4. MSME Strengthening, Export Support, and Sectoral Interventions
MSMEs, textiles, leather, and seafood sectors — all hit by rising US tariffs — receive targeted interventions. This acknowledges their central role in labour-intensive exports and domestic employment. The Budget proposes a ₹10,000 crore SME Growth Fund to address the equity financing gap that traditionally constrains MSME scale-up, complementing bank credit.
The structural shift in MSME financing aims to deepen capital markets and reduce overreliance on debt. Better logistics, improved access to containers, and diversified supply chains also enhance export competitiveness. However, the impact hinges on execution, especially given past performance gaps in disinvestment and investment outcomes.
Key Announcements:
- SME Growth Fund: ₹10,000 crore
- Export-linked support for textiles, leather, seafood
- Supply-chain resilience measures
The governance logic is that MSME resilience fuels employment and exports; ignoring these gaps risks job losses, reduced export momentum, and weakened rural–urban economic linkages.
5. Policy Surprises: Cloud Services, Disinvestment, and Services Sector Paradox
The Budget introduces several unexpected policy moves. Despite historic shortfalls in disinvestment (only ₹8,768 crore realised against a target of ₹47,000 crore), the government expects meaningful realisation this year. This signals intent to continue asset monetisation for fiscal space.
A major policy surprise is the zero tax regime until 2047 for global cloud service providers (e.g., Google, Microsoft, Amazon) operating through Indian data centres. A 22-year tax concession is unusually long and aims to position India as a global cloud hub. However, the push for more data centres lacks a parallel thrust on power generation, despite high electricity needs.
The Budget also assumes high employment generation in the services sector despite technological displacement driven by AI — a contradiction acknowledged in the article.
Key Figures:
- Disinvestment: ₹47,000 crore target → ₹8,768 crore achieved
- Cloud services: Zero tax till 2047
The logic is that long-term incentives can anchor global digital infrastructure; ignoring power constraints or labour market realities may produce inefficiencies and job–skill mismatches.
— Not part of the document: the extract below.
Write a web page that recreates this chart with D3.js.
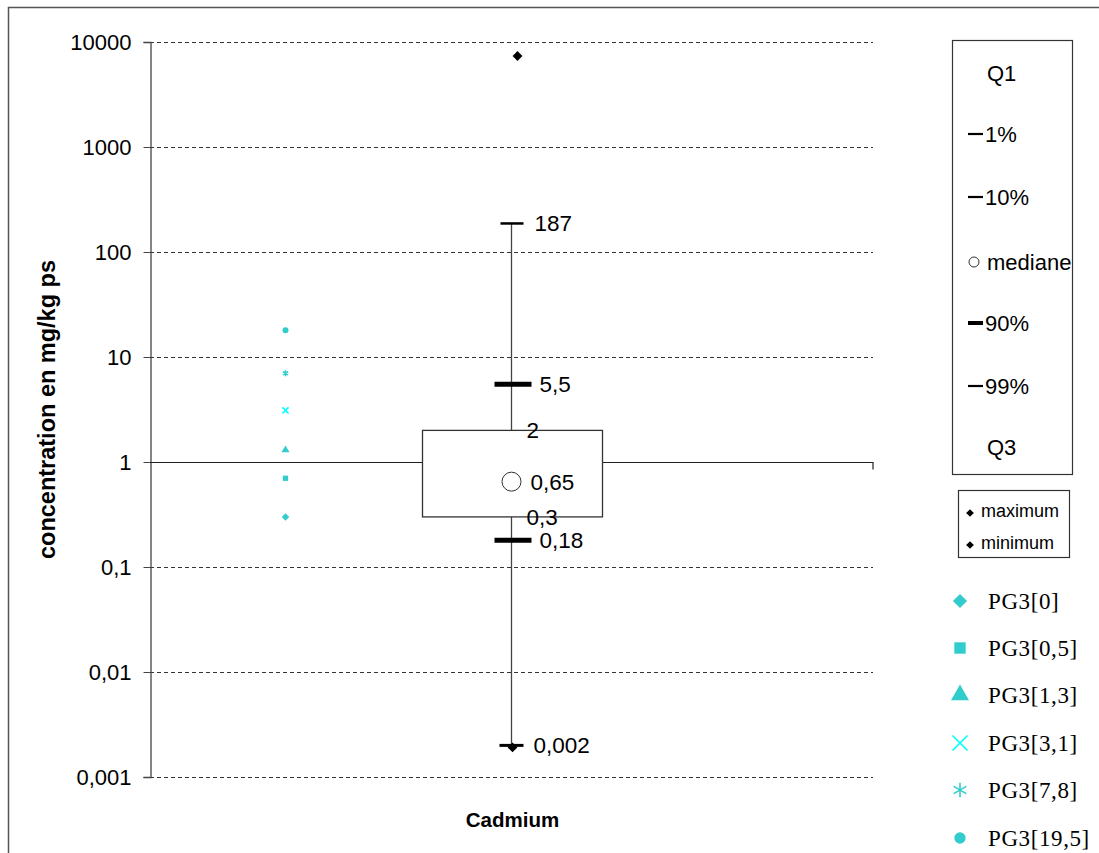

6. Structural Gaps: Industrial Policy, Domestic Demand, and Implementation Constraints
The Budget announces manufacturing-centric reforms but lacks articulation of a comprehensive industrial policy. Without this framework, sectoral incentives risk becoming fragmented. A critical weakness is inadequate attention to domestic demand — vital for sustaining manufacturing expansion when external demand remains volatile.
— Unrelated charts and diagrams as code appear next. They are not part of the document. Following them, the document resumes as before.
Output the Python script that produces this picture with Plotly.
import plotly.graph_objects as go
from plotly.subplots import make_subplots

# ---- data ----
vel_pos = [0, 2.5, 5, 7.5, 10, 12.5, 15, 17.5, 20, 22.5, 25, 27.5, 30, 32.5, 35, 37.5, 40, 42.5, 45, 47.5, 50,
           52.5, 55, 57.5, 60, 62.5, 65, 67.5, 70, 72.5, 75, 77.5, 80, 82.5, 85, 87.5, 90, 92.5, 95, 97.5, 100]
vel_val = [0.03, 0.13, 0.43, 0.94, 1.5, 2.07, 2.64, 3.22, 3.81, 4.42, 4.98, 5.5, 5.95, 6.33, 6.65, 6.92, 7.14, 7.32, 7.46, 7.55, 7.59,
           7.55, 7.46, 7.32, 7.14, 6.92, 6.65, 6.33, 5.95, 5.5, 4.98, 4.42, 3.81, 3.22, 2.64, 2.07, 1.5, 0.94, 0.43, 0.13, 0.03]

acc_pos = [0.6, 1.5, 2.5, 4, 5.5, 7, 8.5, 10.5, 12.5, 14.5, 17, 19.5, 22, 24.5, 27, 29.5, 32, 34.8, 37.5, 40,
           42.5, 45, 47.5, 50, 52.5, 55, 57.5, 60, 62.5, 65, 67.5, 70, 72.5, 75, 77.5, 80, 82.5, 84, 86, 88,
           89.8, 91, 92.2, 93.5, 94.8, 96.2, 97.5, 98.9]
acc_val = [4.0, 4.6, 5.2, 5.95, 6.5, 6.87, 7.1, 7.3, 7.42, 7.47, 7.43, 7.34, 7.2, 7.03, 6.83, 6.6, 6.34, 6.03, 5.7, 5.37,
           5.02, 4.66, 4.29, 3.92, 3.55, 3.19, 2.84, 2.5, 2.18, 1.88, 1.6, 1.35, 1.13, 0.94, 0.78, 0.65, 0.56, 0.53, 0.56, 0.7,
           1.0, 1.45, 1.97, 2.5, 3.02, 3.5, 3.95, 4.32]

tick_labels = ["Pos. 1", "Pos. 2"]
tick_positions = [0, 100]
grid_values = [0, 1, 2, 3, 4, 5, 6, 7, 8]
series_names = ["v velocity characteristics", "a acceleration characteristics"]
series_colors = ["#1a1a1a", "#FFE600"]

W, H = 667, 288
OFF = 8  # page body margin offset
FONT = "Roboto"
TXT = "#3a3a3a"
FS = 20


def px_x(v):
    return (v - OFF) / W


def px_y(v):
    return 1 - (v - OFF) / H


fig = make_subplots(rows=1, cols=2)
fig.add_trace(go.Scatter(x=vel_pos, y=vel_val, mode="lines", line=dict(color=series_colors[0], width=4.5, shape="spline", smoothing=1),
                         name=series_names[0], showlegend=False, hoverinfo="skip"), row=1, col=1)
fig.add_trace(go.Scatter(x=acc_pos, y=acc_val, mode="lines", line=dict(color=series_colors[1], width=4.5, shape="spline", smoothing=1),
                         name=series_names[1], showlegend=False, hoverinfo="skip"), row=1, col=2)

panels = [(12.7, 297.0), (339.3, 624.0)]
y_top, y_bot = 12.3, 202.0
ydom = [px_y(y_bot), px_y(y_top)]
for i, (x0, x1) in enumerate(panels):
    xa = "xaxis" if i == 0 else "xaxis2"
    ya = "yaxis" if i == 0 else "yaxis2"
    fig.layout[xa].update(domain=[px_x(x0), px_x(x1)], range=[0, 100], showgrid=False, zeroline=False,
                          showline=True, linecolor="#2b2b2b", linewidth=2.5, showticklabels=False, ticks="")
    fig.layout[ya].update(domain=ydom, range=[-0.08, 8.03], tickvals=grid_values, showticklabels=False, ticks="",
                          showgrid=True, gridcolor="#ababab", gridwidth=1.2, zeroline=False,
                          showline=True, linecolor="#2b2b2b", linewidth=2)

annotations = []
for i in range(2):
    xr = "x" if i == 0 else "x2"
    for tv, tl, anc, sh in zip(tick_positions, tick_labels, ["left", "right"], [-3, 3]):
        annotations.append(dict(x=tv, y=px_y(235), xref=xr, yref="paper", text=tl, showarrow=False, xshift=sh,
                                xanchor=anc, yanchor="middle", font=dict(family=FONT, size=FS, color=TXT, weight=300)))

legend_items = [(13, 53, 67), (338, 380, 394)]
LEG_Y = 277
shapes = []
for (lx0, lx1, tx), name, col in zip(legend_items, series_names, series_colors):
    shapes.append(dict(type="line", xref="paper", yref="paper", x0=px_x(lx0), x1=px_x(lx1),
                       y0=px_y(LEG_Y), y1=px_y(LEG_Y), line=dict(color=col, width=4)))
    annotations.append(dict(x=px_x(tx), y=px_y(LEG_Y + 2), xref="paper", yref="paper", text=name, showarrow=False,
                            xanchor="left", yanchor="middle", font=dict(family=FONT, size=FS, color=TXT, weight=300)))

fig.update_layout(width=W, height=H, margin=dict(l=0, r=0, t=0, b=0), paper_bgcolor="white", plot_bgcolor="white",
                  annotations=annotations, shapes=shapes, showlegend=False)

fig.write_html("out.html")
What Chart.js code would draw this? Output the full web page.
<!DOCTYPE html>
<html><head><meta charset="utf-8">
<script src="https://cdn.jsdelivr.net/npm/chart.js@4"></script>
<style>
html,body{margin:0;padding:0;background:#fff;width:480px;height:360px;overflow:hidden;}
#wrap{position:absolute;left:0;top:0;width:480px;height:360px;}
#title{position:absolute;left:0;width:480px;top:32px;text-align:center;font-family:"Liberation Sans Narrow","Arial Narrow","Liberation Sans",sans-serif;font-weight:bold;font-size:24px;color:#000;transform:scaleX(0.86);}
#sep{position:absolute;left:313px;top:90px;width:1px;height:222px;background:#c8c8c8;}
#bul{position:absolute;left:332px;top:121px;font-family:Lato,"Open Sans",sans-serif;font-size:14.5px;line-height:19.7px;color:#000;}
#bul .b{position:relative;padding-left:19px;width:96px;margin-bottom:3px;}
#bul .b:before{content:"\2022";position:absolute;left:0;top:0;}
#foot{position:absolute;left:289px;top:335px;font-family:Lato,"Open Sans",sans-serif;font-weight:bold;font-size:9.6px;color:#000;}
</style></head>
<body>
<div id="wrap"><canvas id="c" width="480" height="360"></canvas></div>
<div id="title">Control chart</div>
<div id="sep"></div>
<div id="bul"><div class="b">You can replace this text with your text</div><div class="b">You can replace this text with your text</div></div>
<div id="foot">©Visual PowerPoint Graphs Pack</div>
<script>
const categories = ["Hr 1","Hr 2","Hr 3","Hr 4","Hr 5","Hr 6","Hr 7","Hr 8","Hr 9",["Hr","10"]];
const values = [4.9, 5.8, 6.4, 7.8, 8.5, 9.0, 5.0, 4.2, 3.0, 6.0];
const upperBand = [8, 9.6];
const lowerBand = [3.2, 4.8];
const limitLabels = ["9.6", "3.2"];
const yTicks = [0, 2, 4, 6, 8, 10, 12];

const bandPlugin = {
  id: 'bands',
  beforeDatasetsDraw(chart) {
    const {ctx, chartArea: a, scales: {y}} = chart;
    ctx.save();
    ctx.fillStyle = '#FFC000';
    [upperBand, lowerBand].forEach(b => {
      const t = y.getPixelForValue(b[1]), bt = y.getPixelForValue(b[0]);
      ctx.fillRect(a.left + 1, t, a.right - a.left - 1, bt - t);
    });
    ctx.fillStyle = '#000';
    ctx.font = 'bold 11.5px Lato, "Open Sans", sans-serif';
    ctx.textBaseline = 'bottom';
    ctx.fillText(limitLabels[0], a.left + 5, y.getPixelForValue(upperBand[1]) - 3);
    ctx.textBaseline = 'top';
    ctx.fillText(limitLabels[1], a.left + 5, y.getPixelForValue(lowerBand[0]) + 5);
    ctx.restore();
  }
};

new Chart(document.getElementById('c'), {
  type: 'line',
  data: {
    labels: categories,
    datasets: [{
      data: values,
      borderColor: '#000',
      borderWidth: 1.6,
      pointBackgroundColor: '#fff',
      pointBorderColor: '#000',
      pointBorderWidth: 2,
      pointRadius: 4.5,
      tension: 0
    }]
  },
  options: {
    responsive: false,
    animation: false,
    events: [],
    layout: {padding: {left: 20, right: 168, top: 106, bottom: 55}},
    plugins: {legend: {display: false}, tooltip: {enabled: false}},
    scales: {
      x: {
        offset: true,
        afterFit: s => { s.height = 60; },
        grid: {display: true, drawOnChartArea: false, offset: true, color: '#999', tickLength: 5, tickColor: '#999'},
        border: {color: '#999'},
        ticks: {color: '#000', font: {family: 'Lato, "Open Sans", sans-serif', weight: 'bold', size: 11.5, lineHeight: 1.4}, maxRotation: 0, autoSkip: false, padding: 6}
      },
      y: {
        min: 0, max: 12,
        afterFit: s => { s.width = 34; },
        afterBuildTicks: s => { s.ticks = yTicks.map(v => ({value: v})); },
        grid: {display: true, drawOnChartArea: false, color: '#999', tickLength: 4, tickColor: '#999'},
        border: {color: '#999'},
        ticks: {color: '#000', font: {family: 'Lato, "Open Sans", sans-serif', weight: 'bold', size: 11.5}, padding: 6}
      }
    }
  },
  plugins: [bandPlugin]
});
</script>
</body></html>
Capital expenditure execution fell short: ₹14,03,906 crore spent vs ₹15,48,282 crore budgeted in 2025-26. Such gaps diminish multiplier effects and weaken demand generation. The article warns that employment and income growth are essential for broad-based consumption recovery, particularly during persistent price pressures.
Challenges:
- Capex shortfall of ~₹1.44 lakh crore
- Weak domestic demand growth
- Volatile external markets
The governance logic is that manufacturing cannot thrive without strong domestic consumption; neglecting this may create supply-side overhangs and stall industrial recovery.
Conclusion
Budget 2026-27 attempts a strategic shift towards long-term resilience through manufacturing, digital infrastructure, and fiscal consolidation. However, its success hinges on execution, a clearer industrial policy, and stronger domestic demand. Addressing these gaps will determine whether India can maintain its growth momentum amid global uncertainties and translate macroeconomic stability into broad-based welfare and employment gains.